Pourtant, on voit souvent en lui un candidat naturel pour Matignon ou pour
l’Élysée. Lui-même y pense sans tenter l’aventure. En revanche, il est placé
pendant dix ans à la présidence de la Commission européenne par les chefs
d’État et de gouvernement européens. Auxquels il voue une estime apparemment
limitée, les désignant collectivement comme « les chefs » dans ses Mémoires[ii].
Un ouvrage où, écrit La Croix, il « se montre fidèle à sa
réputation : austère, pédagogue, égrenant un discours de la méthode.
L'amateur de petites phrases assassines fera maigre récolte sauf quand il
s'agit de Jacques Chirac ou du Parti socialiste. »
Personnellement, il serait plutôt dans le registre du
slogan, de la maxime ou de l’apophtegme. Les petites phrases, d’ailleurs, il
les déteste explicitement.
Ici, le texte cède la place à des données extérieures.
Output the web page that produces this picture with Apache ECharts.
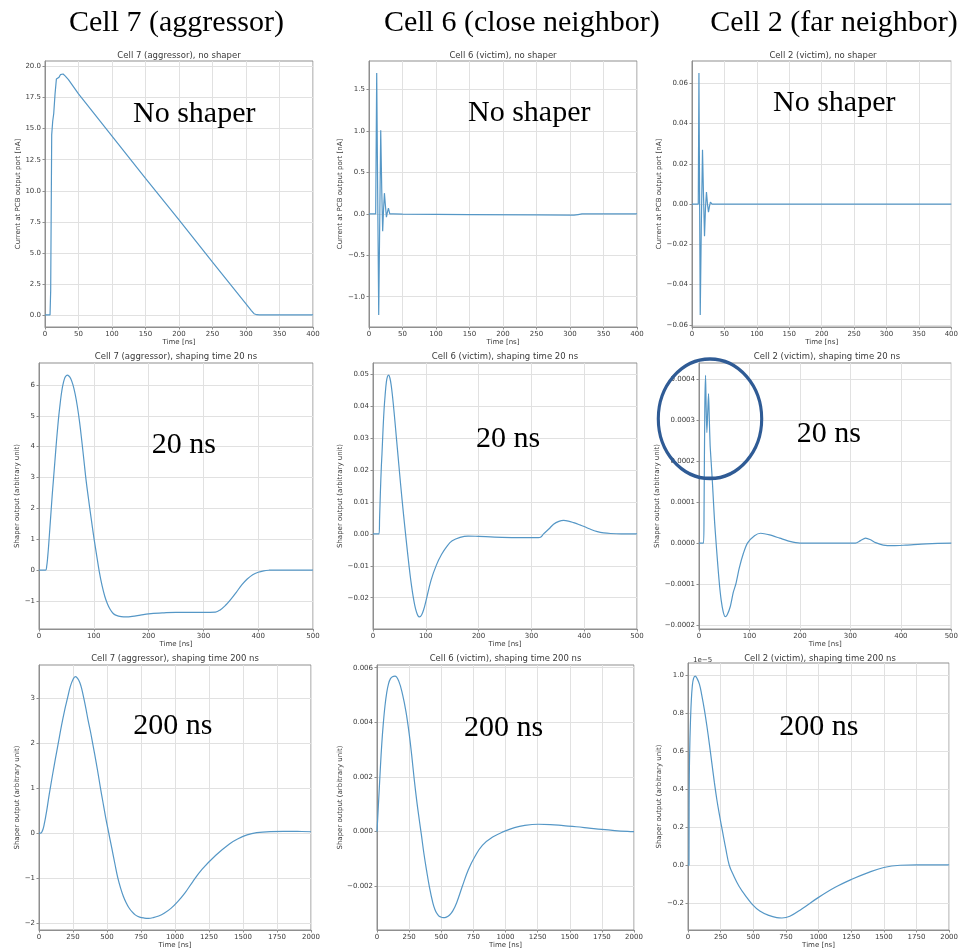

En 1978, visant son collègue socialiste Gaston Defferre, il
déclare sur France-Inter : « Les petites phrases empoisonnées, ça
peut faire la "une" des journaux, ça peut ravir vos adversaires
politiques, mais ça ne fait en aucun cas progresser le débat politique
[iii]. »
Après avoir fait réaliser en 1993 un « livre blanc » sur la
croissance européenne, il s’offusque de l’accueil que les « chefs »
lui réservent :
Nous entrons dans le royaume des petites phrases,
qui font d’autant plus mal que chacun s’acharne à n’en souligner que l’effet
destructeur. […] Ce que, depuis quarante ans, deux graves crises n’ont pas
réussi, c’est-à-dire tuer la construction européenne, une série de petites
phrases et d’incidents diplomatiques mineurs vont-ils y parvenir ? Non pas par
un coup de poignard, mais par un processus de mort lente, nourrissant des
sentiments réciproques de méfiance ? […] Alors, messieurs les responsables de
tout bord, arrêtez le massacre, renoncez à vos petites phrases parfois liées à
vos arrière-pensées de politique intérieure ! Le mal que vous faites est sans
rapport avec les petits profits domestiques que vous tirez de vos coups de
coude pour écarter un concurrent, ou de vos coups de menton, la nostalgie étant
pour vous toujours ce qu’elle était[iv].
« Jacques Delors est une personnalité qui sait
communiquer sans toujours être compris », écrit Dominique Wolton dans une
sorte d’oxymore[v]. Sa mauvaise
maîtrise des petites phrases et de leurs sous-entendus pourrait en être la
cause. « Le budget de 1985 sera d'une rigueur sans commune mesure avec
celui de 1984 », déclare-t-il un jour à l’Assemblée nationale. Il doit
vite revenir sur le sujet : « Sa petite phrase sur le budget 1985
avait en effet donné lieu à un contresens important, chacun comprenant que les
impôts allaient être de nouveau alourdis[vi]. »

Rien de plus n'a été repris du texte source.